Investors or entrepreneurs consider the viability of a project or business before allocating capital; it is not enough that a product has a higher selling price.
A profitable product (gross margins) may not be a profitable business (operating margins).
You will fight multiple battles at once if you are a manufacturer in Nigeria today, and these battles will limit your scale.
✑ Power is expensive
✑ Diesel is expensive
✑ cost of capital is high (and you are in an environment that hardly provides long-term capital. Very impatient capital, in fact).
✑ ports are not exactly there
✑ Logistics is expensive (look at the haulage and distribution costs of even the top manufacturing firms)

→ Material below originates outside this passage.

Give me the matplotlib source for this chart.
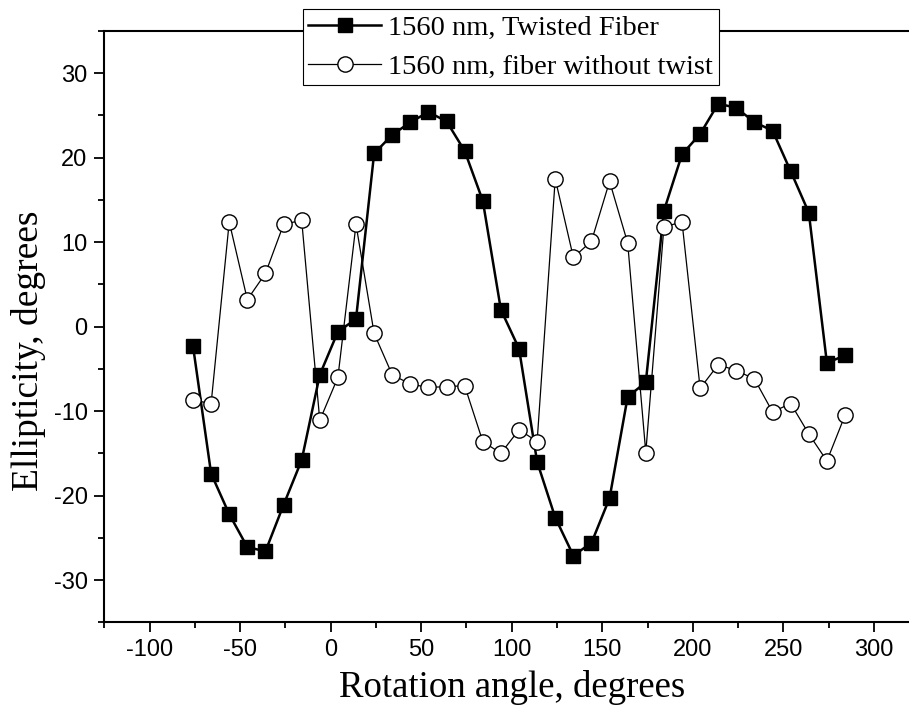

✑ The quality compliance required to make a meaningful product involves high costs
✑ On top of all of these, you then have very price-sensitive consumers.
Anyone who dabbles in such a gigantic project must be able to provide their entire infrastructure before it can work. And providing your infrastructure means some really, really serious capital—crazy one. And when you provide the infrastructure, there is still no guarantee that it will work.
Small deviation
Can we list the top manufacturing firms in Nigeria today? You can think of Nestlé, Nigerian Breweries and the likes. Those guys have been here since my father was born. And they have strong backing from foreign capital.
The ones we look up to, Dangote Cement and BUA Cement, needed the entire industry to be locked down for them to be truly successful—the same goes for Okomu and Presco.
The pattern is that Investors will only deploy capital when they are 100% sure that the industry will be locked down for them, and, as the evidence clearly shows, the value created by such industrialisation only expands inequality in society. The substance is that no concrete value is created.
Back to my gist
If we want cocoa factories (and many other manufacturing activities) to work or thrive, we must fix the conditions that cause factories to fail. At a minimum, fix the power issues.
In your free time, check out FTN Cocoa. Check out Multi-trex. Also, find out why Cadbury has not done more since it began doing business in Nigeria.